The environmental benefits are also significant. Particulate emissions from modern, fully automatic pellet boilers are about the same as heating oil boilers. And carbon emissions are much lower.

The major challenges to our state making this shift can be summarized into two categories: the lack of bulk pellet fuel delivery trucks and the cost of new systems.

It is a classic chicken and egg situation in which the boilers cannot be installed without a fuel truck to deliver fuel, and the investment in a fuel truck needs a base of customers to be cost effective.

To help solve this and jump start this sector, U.S. Sens. Angus King and Susan Collins and Rep. Mike Michaud have sponsored bills that would extend the same tax credits that solar and wind now get to high-efficiency pellet boiler systems (the “BTU” act).

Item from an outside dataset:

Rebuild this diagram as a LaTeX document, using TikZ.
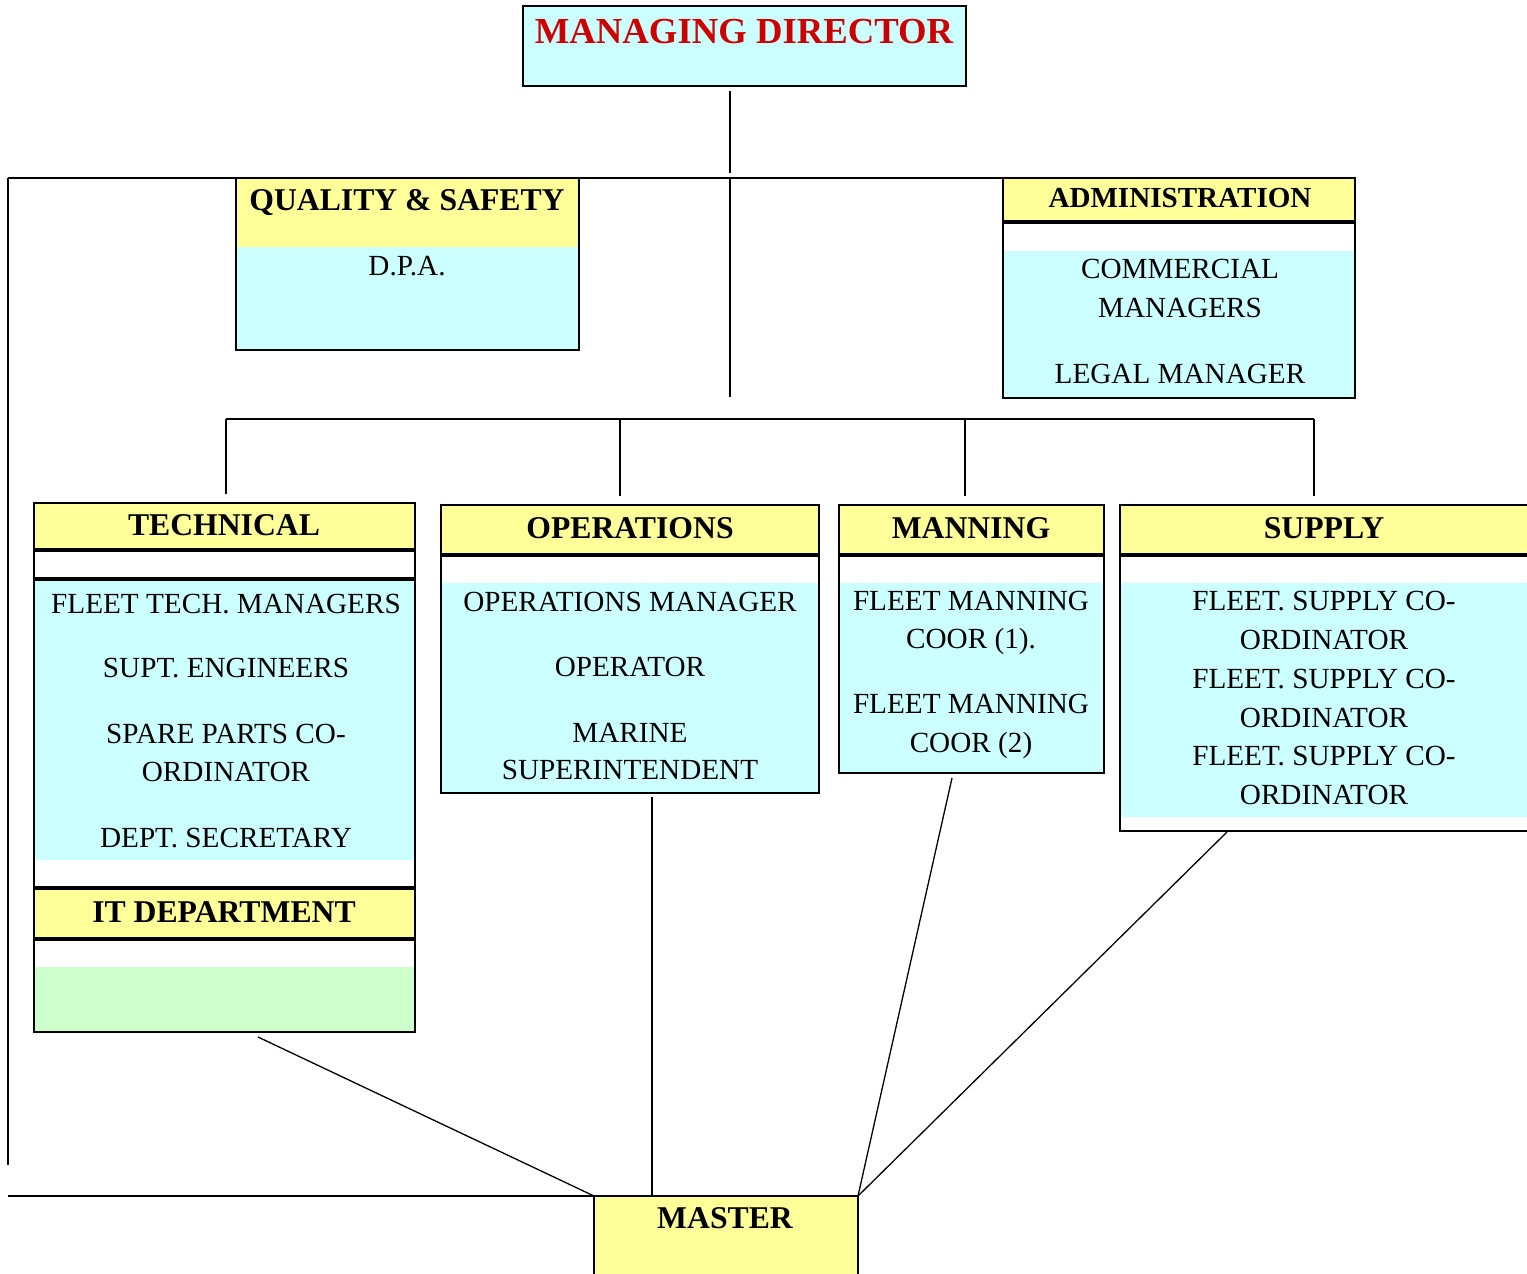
\documentclass[tikz,border=0pt]{standalone}
\usepackage{fontspec}
\setmainfont{Liberation Serif}
\usetikzlibrary{positioning, calc, fit}
\definecolor{cyanbg}{HTML}{CCFFFF}
\definecolor{yellowbg}{HTML}{FFFF99}
\definecolor{greenbg}{HTML}{CCFFCC}
\definecolor{titlered}{HTML}{CC0000}
\newcommand\headfont{\fontsize{15.85}{19}\selectfont\bfseries}
\newcommand\itemfont{\fontsize{14.6}{19}\selectfont}

\begin{document}
\begin{tikzpicture}[x=0.5pt, y=-0.5pt,
	unit/.style={inner sep=0pt, outer sep=0pt, fill=cyanbg},
	frame/.style={draw, line width=1pt},
	rule/.style={line width=1.9pt},
	link/.style={line width=0.65pt},
	bar/.style={line width=1pt},
	head/.style={anchor=base, font=\headfont},
	item/.style={anchor=base, font=\itemfont}]

	\useasboundingbox (0,0) rectangle (1527,1274);

	% boxes
	\node[unit, fit={(523,6) (966,86)}] (md) {};
	\node[unit, fit={(236,178) (579,350)}] (qs) {};
	\node[unit, fit={(1003,178) (1355,398)}] (admin) {};
	\node[unit, fit={(34,503) (415,1032)}] (tech) {};
	\node[unit, fit={(441,505) (819,793)}] (ops) {};
	\node[unit, fit={(839,505) (1104,773)}] (man) {};
	\node[unit, fit={(1120,505) (1527,831)}] (sup) {};
	\node[unit, fill=yellowbg, fit={(594,1196) (858,1274)}] (master) {};

	% bands
	\fill[yellowbg] (236,178) rectangle (579,247);
	\fill[yellowbg] (1003,178) rectangle (1355,222);
	\fill[white] (1003,222) rectangle (1355,251);
	\fill[yellowbg] (34,503) rectangle (415,550);
	\fill[white] (34,550) rectangle (415,579);
	\fill[white] (34,860) rectangle (415,888);
	\fill[yellowbg] (34,888) rectangle (415,939);
	\fill[white] (34,939) rectangle (415,967);
	\fill[greenbg] (34,967) rectangle (415,1032);
	\foreach \l/\r in {441/819, 839/1104, 1120/1527} {
		\fill[yellowbg] (\l,505) rectangle (\r,555);
		\fill[white] (\l,555) rectangle (\r,583);
		\draw[rule] (\l,555) -- (\r,555);
	}
	\fill[white] (1120,817) rectangle (1527,831);
	\draw[rule] (1003,222) -- (1355,222);
	\foreach \y in {550,579,888,939}
		\draw[rule] (34,\y) -- (415,\y);

	% frames
	\foreach \n in {md, qs, admin, tech, ops, man}
		\draw[frame] (\n.north west) rectangle (\n.south east);
	\draw[frame] (sup.north east) -- (sup.north west) -- (sup.south west) -- (sup.south east);
	\draw[frame] (master.south west) -- (master.north west) -- (master.north east) -- (master.south east);

	% connectors
	\coordinate (md-foot) at (730,91);
	\coordinate (md-knee) at (730,173);
	\coordinate (hub) at (730,178);
	\coordinate (west) at (8,178);
	\coordinate (west-foot) at (8,1165);
	\coordinate (bus-top) at (730,397);
	\coordinate (it-foot) at (258,1037);
	\coordinate (ops-foot) at (652,797);
	\coordinate (man-foot) at (952,778);
	\coordinate (sup-foot) at (1227,832);

	\draw[link] (md-foot) -- (md-knee);
	\draw[bar] (west) -- (west -| admin.north west);
	\draw[link] (hub) -- (bus-top);
	\draw[link] (west) -- (west-foot);
	\draw[bar] (master.north west -| west) -- (master.north west);
	\draw[link] (226,419) -- (1314,419);
	\foreach \x/\n in {226/tech, 620/ops, 965/man, 1314/sup}
		\draw[link, shorten >=4.5pt] (\x,419) -- (\x,419 |- \n.north);
	\draw[link] (it-foot) -- (master.north west);
	\draw[link] (ops-foot) -- (ops-foot |- master.north);
	\draw[link] (man-foot) -- (master.north east);
	\draw[link] (sup-foot) -- (master.north east);

	% texts
	\node[anchor=base, text=titlered, font=\fontsize{18.35}{22}\selectfont\bfseries] (md-title) at (744,43) {MANAGING DIRECTOR};
	\node[head] (qs-head) at (407,210) {QUALITY \& SAFETY};
	\node[item] (qs-1) at (407,275) {D.P.A.};
	\node[head, font=\fontsize{14.55}{19}\selectfont\bfseries] (admin-head) at (1180,207) {ADMINISTRATION};
	\foreach \y/\t [count=\i] in {278/COMMERCIAL, 317/MANAGERS, 383/LEGAL MANAGER}
		\node[item] (admin-\i) at (1180,\y) {\t};
	\node[head] (tech-head) at (224,535) {TECHNICAL};
	\foreach \y/\t [count=\i] in {613/FLEET TECH. MANAGERS, 677/SUPT. ENGINEERS, 743/SPARE PARTS CO-, 781/ORDINATOR, 847/DEPT. SECRETARY}
		\node[item] (tech-\i) at (226,\y) {\t};
	\node[head] (it-head) at (224,922) {IT DEPARTMENT};
	\node[head] (ops-head) at (630,538) {OPERATIONS};
	\foreach \y/\t [count=\i] in {611/OPERATIONS MANAGER, 676/OPERATOR, 742/MARINE, 779/SUPERINTENDENT}
		\node[item] (ops-\i) at (630,\y) {\t};
	\node[head] (man-head) at (971,538) {MANNING};
	\foreach \y/\t [count=\i] in {610/FLEET MANNING, 648/COOR (1)., 713/FLEET MANNING, 752/COOR (2)}
		\node[item] (man-\i) at (971,\y) {\t};
	\node[head] (sup-head) at (1324,538) {SUPPLY};
	\foreach \y/\t [count=\i] in {610/FLEET. SUPPLY CO-, 649/ORDINATOR, 688/FLEET. SUPPLY CO-, 727/ORDINATOR, 765/FLEET. SUPPLY CO-, 804/ORDINATOR}
		\node[item] (sup-\i) at (1324,\y) {\t};
	\node[head] (master-head) at (725,1228) {MASTER};
\end{tikzpicture}
\end{document}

At the state level, Efficiency Maine has the opportunity to use funds from the Regional Greenhouse Gas Initiative to provide direct support with significant rebates. New Hampshire already does this with a $6,000 per household rebate.

The job-creation effects for supporting the conversion in Maine are so strong that the increased federal and state taxes from the new jobs and the commerce generated by that money being spent in Maine will be much greater than the cost of those policies.

The permanent jobs created per megawatt-hour (MWh) of energy generated per year are much higher from the use of pellet fuel as compared to electricity from wind power. Wind produces 0.066 permanent jobs per 1,000 MWh/year. Heating our homes from pellet fuel produces 21 permanent jobs per 1,000 MWh/year.

Our continually renewing forests can sustain a conversion of a significant number of Maine's homes from imported oil to low cost Maine-made heating fuel.

William Strauss is president of consultancy FutureMetrics and the chief economist for the Maine Pellet Fuels Association and the Washington D.C.-based Biomass Thermal Energy Council.